Crenshaw (1981) argues, that terrorism per se is “not usually a reflection of mass discontent or deep cleavages in society”. Terrorism, in her opinion, represents a disaffection of a fragment of the “elite” and is a “result of a gradual growth of commitment and opposition”.

I suggest that, on the one hand, such a conception of terrorism is too narrow and oversees different factors, for instance a factor of mental disorder. According to Crenshaw 1981, a suicide bomber would be simply a person, who is deeply involved in the political struggle and his “self-devotion” is nothing but the sign of commitment. The factor of mental disorder is overseen at this point. A suicide bomber, who exploded in the Domodedovo Airport in Moscow on the 24th of January 2011 and caused death of 37 random people, surely also had mental disorders, because no healthy human would commit something like this.

On the other hand, the cases of Western terrorism need to be acknowledged as a threat. The case of Andreas Lubitz is not considered to be a terrorist attack, however such cases are dangerous to underestimate. In fact, the concerns about suicide is especially present in the Western societies, particularly in the EU. Suicide has become recognized as a serious public health problem that is causing increasing concern (learn more here: Suicide mortality in the European Union). Depression, despar, fatalism can be as dangerous as an ideology.

Some may argue that it is false to label the suicide of Andreas Lubitz as a terrorist attack because this case lacks political/ideological/religious motivation. However, I believe that this typical explanations of a terrorist attack cannot be simply projected on the realities of Western countries. Whereas in North Africa and Arab countries one sees the rise of the Islamic State, or in East Ukraine one sees the erosion of the Soviet Identity, in Europe issues are different. One can argue that the “psychological problems” of Andreas Lubitz are actually caused by the society he was living in. His action is hence the reflection of failed socialization. Disillusionment. Despair.

An Indian friend of mine after having spent half a year in Germany admitted that it is a very sad place to live. He said he was overloaded with impersonal relationships in daily life that are so common in Western countries and hard to comprehend for people with other backgrounds. Maybe the case of Andreas Lubitz raises problems of the core of the Western society?

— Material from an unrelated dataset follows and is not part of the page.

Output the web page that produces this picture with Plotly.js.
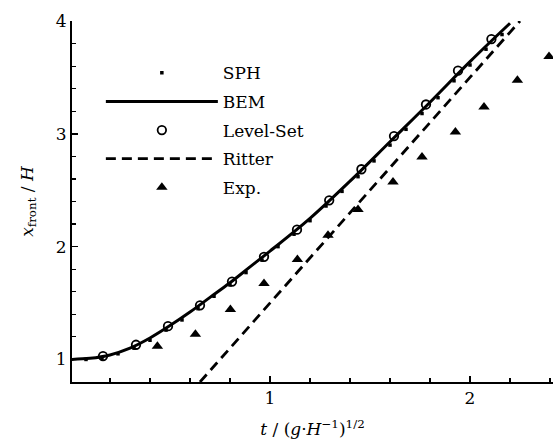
<!DOCTYPE html>
<html>
<head>
<meta charset="utf-8">
<script src="https://cdn.plot.ly/plotly-3.0.1.min.js"></script>
<style>html,body{margin:0;padding:0;background:#fff;}#chart{width:553px;height:442px;}</style>
</head>
<body>
<div id="chart"></div>
<script>
// SPH (small dots)
const sphT = [0.08,0.16,0.24,0.32,0.40,0.48,0.56,0.64,0.72,0.80,0.88,0.96,1.04,1.12,1.20,1.28,1.36,1.44,1.52,1.60,1.68,1.76,1.84,1.92,2.00,2.08,2.16];
const sphX = [1.00,1.01,1.05,1.10,1.17,1.26,1.35,1.45,1.56,1.66,1.77,1.88,2.00,2.11,2.23,2.36,2.49,2.62,2.76,2.90,3.04,3.18,3.32,3.47,3.61,3.75,3.88];
// BEM (solid line)
const bemT = [0.00,0.10,0.20,0.30,0.40,0.50,0.60,0.70,0.80,0.90,1.00,1.20,1.40,1.60,1.80,2.00,2.20];
const bemX = [1.00,1.01,1.04,1.10,1.19,1.30,1.42,1.55,1.68,1.82,1.96,2.25,2.58,2.93,3.28,3.64,3.98];
// Level-Set (open circles)
const lsT = [0.165,0.33,0.49,0.65,0.81,0.97,1.135,1.296,1.457,1.62,1.78,1.94,2.107];
const lsX = [1.03,1.13,1.295,1.48,1.69,1.91,2.15,2.41,2.686,2.98,3.26,3.56,3.84];
// Ritter (dashed line)
const ritT = [0.65,2.25];
const ritX = [0.80,4.00];
// Exp. (filled triangles)
const expT = [0.437,0.627,0.802,0.97,1.137,1.29,1.44,1.615,1.76,1.927,2.07,2.237,2.395];
const expX = [1.118,1.224,1.443,1.673,1.886,2.10,2.33,2.573,2.795,3.016,3.237,3.474,3.686];

const FONT = 'DejaVu Serif, Liberation Serif, serif';

const traces = [
  {x: sphT, y: sphX, name: 'SPH', mode: 'markers', type: 'scatter', legendgroup: 'a',
   marker: {symbol: 'square', size: 3.5, color: '#000'}},
  {x: bemT, y: bemX, name: 'BEM', mode: 'lines', type: 'scatter', legendgroup: 'b',
   line: {color: '#000', width: 3, shape: 'spline'}},
  {x: lsT, y: lsX, name: 'Level-Set', mode: 'markers', type: 'scatter', legendgroup: 'c',
   marker: {symbol: 'circle-open', size: 8.5, color: '#000', line: {width: 1.8, color: '#000'}}},
  {x: ritT, y: ritX, name: 'Ritter', mode: 'lines', type: 'scatter', legendgroup: 'd',
   line: {color: '#000', width: 2.8, dash: '10px,6px'}},
  {x: expT, y: expX, name: 'Exp.', mode: 'markers', type: 'scatter', legendgroup: 'e',
   marker: {symbol: 'triangle-up', size: 10, color: '#000'}}
];

const layout = {
  width: 553, height: 442,
  margin: {l: 72, r: 0, t: 21, b: 60},
  paper_bgcolor: '#fff', plot_bgcolor: '#fff',
  font: {family: FONT, size: 17, color: '#000'},
  showlegend: true,
  legend: {x: 0.06, y: 0.905, xanchor: 'left', yanchor: 'top', bgcolor: 'rgba(0,0,0,0)',
    font: {family: FONT, size: 17, color: '#000'}, itemwidth: 112, traceorder: 'grouped', tracegroupgap: 3.5},
  xaxis: {
    range: [0.01, 2.415], showgrid: false, zeroline: false,
    showline: true, linecolor: '#000', linewidth: 2,
    ticks: 'inside', ticklen: 6, tickwidth: 1.5, tickcolor: '#000',
    tick0: 0, dtick: 1,
    minor: {dtick: 0.2, tick0: 0, ticks: 'inside', ticklen: 4, tickwidth: 1.2, tickcolor: '#000', showgrid: false},
    tickfont: {family: FONT, size: 17},
    title: {text: '<i>t</i> / (<i>g</i>·<i>H</i><sup>−1</sup>)<sup>1/2</sup>', font: {family: FONT, size: 17}, standoff: 16}
  },
  yaxis: {
    range: [0.8, 4.0], showgrid: false, zeroline: false,
    showline: true, linecolor: '#000', linewidth: 2,
    ticks: 'inside', ticklen: 6, tickwidth: 1.5, tickcolor: '#000',
    tick0: 0, dtick: 1,
    minor: {dtick: 0.2, tick0: 0, ticks: 'inside', ticklen: 4, tickwidth: 1.2, tickcolor: '#000', showgrid: false},
    tickfont: {family: FONT, size: 17},
    title: {text: '<i>x</i><sub>front</sub> / <i>H</i>', font: {family: FONT, size: 17}, standoff: 18}
  }
};

Plotly.newPlot('chart', traces, layout, {staticPlot: true, displayModeBar: false});
</script>
</body>
</html>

Summing up, the connection between terrorism and psychological disorders is usually not emphasized. In this article I wanted to show that the concept of terrorism should include the consideration of mental problems. This will allow to have an important extra factor, while analyzing terrorism on the one hand. And allow to see the threat of mental disorders and their possible transformation in terrorism on the other hand.